How to Practice Patience and Trust When Dealing with Career Challenges

Every professional dreams of walking into a workplace where everything is exactly as it should be. It would be great if we could all work in a company where nothing ever went wrong, no surprises ever occurred, and everyone always worked together in harmony.

Unfortunately the reality is that life often does not pan out that way. Trials and difficulties are an intrinsic part of your experiences, and you can expect your mettle to be tested regardless of the industry that you happen to be in.

Whether you’re an employee or someone who’s in a leadership role, there will come a time when you’ll have to overcome certain challenges or react to sudden changes in your career. These can include resolving arguments between co-workers, scrambling to meet your deadlines and commitments, or adjusting to new responsibilities, to name a few. For all of these situations, you’ll have to rely on a healthy amount of trust and patience to pull through. Here’s how to deal with the worst of what your work life may throw your way:

Walk a Mile in Someone Else’s Shoes

A lot of the time, we make snap judgments before knowing all of the variables and facts. It’s all too easy to become ruled by our emotions and let our personal beliefs and biases fill in the blanks instead, especially during tense situations. When this happens, we fail to see the bigger picture and lose out on important information that could potentially open up other possibilities and outcomes.

There’s a time and place for following your instincts and going with your gut. However, there’s a difference between that and making hasty decisions. Most times, you wouldn’t benefit at all from doing the latter. It’s always better to practice empathy and see difficult situations through someone else’s eyes before passing any sort of judgment. When you take a moment to detach yourself from the event and look at things objectively, you may be able to gain a better understanding of what’s really going on.

Listen Actively and Positively

Active listening refers to the ability to focus completely and attentively on a speaker, comprehend their message, and then paraphrase and reflect what they said back to them. The trick is to do this without colouring it with one’s own judgment or imparting an opinion.

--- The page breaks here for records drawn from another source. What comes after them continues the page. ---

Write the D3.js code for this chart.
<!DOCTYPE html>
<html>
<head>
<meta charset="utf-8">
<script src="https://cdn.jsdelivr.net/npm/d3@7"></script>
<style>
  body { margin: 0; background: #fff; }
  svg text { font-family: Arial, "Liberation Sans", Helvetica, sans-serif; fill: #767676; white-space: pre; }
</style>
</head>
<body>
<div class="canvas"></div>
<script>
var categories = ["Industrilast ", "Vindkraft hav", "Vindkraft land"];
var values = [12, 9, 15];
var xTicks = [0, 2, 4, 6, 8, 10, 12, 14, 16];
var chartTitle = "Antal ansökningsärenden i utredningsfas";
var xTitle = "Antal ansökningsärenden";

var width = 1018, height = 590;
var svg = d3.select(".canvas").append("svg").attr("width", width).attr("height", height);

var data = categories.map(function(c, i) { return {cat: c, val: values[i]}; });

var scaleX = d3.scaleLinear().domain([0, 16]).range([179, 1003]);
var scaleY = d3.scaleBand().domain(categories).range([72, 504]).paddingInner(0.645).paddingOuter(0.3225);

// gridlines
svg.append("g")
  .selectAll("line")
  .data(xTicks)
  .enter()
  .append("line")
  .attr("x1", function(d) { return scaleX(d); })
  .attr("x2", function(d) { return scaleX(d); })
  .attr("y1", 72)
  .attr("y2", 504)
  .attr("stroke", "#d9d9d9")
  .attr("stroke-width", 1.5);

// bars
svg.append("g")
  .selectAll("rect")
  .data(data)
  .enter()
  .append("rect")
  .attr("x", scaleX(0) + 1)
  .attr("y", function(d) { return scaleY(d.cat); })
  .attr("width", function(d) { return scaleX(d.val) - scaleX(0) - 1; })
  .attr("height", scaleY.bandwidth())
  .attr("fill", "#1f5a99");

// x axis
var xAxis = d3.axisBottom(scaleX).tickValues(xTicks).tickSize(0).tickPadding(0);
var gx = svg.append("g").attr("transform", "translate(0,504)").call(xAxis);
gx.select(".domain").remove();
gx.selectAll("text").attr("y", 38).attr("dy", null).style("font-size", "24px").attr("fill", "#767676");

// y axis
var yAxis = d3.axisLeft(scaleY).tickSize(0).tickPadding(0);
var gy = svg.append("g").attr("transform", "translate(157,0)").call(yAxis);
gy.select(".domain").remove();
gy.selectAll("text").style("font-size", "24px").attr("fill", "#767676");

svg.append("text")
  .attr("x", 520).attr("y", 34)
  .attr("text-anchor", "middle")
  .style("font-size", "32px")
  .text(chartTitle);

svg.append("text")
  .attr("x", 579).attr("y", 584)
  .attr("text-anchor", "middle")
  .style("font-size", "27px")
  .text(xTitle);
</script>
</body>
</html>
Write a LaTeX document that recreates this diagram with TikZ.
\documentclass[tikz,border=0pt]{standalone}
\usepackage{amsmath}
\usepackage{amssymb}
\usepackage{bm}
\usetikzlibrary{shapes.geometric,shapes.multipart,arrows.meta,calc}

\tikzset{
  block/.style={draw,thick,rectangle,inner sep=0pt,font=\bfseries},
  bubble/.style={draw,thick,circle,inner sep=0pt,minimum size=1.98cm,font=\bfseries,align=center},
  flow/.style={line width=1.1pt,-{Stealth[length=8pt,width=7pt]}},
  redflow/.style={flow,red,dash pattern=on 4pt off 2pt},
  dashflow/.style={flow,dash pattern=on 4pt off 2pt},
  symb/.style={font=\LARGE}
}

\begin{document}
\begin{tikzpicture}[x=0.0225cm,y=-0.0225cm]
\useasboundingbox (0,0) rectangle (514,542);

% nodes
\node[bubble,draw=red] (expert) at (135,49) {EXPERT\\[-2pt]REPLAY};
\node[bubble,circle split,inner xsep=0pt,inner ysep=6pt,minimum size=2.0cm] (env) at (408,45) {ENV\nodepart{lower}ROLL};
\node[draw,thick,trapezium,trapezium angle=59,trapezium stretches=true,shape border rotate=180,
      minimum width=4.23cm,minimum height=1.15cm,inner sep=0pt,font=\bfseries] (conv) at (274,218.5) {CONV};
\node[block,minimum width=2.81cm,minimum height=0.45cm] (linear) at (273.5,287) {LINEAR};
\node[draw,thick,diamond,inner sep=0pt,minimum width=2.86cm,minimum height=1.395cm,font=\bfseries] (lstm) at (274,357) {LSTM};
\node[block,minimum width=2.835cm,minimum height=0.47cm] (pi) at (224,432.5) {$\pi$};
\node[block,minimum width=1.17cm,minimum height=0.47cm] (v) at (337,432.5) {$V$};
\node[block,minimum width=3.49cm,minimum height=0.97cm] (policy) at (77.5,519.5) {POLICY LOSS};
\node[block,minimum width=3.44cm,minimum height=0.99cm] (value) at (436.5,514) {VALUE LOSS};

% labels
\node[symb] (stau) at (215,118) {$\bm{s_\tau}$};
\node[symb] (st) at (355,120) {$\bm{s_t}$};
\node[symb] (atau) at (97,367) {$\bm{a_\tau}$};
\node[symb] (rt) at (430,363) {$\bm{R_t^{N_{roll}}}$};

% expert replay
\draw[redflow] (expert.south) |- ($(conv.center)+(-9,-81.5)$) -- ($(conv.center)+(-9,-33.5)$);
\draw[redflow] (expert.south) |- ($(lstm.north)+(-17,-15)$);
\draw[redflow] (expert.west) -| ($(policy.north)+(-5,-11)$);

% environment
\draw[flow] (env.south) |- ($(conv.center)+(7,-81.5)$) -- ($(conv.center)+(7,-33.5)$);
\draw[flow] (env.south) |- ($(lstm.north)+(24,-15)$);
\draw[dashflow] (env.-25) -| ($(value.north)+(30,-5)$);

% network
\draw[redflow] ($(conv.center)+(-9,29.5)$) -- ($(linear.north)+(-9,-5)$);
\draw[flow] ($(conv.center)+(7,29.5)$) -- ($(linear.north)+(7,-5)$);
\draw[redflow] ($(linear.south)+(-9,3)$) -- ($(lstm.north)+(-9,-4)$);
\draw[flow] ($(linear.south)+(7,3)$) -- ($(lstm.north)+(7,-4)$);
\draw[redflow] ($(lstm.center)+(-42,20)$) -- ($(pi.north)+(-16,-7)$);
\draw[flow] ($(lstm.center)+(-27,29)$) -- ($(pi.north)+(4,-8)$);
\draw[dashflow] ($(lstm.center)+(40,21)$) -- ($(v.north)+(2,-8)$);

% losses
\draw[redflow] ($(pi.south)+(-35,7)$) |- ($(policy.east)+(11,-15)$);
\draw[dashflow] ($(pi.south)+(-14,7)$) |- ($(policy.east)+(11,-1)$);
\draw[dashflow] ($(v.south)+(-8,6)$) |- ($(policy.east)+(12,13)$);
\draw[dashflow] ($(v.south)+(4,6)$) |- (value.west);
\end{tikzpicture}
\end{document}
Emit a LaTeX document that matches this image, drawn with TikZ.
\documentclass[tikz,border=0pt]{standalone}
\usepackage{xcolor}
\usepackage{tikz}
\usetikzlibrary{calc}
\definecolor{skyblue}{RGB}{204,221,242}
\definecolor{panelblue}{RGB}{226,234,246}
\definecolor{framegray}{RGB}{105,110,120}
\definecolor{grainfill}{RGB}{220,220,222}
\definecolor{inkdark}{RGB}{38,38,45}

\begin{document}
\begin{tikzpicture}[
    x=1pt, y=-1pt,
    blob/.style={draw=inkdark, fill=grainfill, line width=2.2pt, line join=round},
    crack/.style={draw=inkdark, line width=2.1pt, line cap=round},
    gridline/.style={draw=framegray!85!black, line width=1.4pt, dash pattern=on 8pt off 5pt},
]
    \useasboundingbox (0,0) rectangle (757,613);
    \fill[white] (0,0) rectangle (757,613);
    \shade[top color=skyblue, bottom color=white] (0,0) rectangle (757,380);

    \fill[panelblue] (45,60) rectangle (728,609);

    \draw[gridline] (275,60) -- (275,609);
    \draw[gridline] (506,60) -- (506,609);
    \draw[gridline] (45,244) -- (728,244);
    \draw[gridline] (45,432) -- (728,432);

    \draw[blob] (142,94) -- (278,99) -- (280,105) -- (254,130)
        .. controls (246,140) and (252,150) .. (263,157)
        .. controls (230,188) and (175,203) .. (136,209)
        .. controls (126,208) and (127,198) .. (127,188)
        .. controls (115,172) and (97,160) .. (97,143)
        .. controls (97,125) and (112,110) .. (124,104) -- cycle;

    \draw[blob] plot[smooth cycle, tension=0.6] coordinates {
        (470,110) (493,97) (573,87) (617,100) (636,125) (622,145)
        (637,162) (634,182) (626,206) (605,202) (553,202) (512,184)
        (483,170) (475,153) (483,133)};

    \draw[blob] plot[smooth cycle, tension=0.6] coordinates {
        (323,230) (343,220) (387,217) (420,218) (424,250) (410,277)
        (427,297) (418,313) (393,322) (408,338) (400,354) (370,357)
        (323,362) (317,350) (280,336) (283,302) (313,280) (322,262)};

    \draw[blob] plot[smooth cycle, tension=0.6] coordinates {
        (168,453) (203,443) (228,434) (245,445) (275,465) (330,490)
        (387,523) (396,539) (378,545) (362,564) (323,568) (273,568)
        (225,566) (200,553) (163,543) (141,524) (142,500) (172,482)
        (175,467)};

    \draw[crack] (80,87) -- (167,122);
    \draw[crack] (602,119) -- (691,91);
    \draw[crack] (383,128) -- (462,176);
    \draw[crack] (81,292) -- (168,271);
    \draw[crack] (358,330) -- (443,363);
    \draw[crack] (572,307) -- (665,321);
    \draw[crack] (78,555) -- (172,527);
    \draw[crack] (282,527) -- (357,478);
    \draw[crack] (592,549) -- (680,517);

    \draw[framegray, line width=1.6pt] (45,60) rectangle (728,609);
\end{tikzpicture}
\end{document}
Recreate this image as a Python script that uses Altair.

Done well, listening actively to others is one of the most effective ways to earn people’s trust and understand their situations. At work, active listening is important whether you’re in a leadership role or simply interacting with colleagues.

In addition to offering support and empathy to the speaker, active listening ties back to getting all the facts and all the variables before coming to any decision. Even if you are involved in a particular situation yourself, it’s always worth hearing what the other side has to say.

You can become a better, more active listener by making eye contact with the speaker, not interrupting them, and picking up their non-verbal cues. Additionally, make an effort to turn off your internal dialogue, which can prevent you from hearing someone as they’d like to be heard. It’s also a good idea to keep your body language open and non-threatening while actively listening. You’d be surprised at just how much power a simple smile can hold.

Be Transparent and Honest

Whatever your role might be in the company, you stand to gain a lot if you put yourself in a leadership mindset from the get-go. Whether you’ve been in the same job for years, or have been recently promoted, or have just gotten hired, you want to show your supervisors and colleagues that you are a leader who can act with integrity. This means being honest and transparent at all times.

Simply having the trust of the individuals around you can go a long way towards getting you through some of the toughest challenges that you might find yourself facing at work or in your career. It’s simple: when you’re honest and open, you demonstrate to people that you’re someone who can be trusted. And when people trust you, they’ll be more inclined to cooperate or collaborate with you.

Believe in Yourself and the Process

Whether you’re going through a difficult career transition or facing a seemingly insurmountable challenge at work, give it your all and let it run its course. At best, you’ll successfully prevail over your trial and will be able to put it behind you. At worst, you’ll still have learned something valuable. Either way, life goes on. Just do all that you can so that you won’t end up with any regrets even if things don’t go the way you had hoped that they would.

Everything you experience—including the highs and the lows—are all part of a bigger plan. The most important thing to remember when you find yourself overwhelmed and beaten down, is to continue listening to others, being kind, and believing in yourself. Have some faith! With this mindset, there’s nothing in the world that you won’t be able to handle.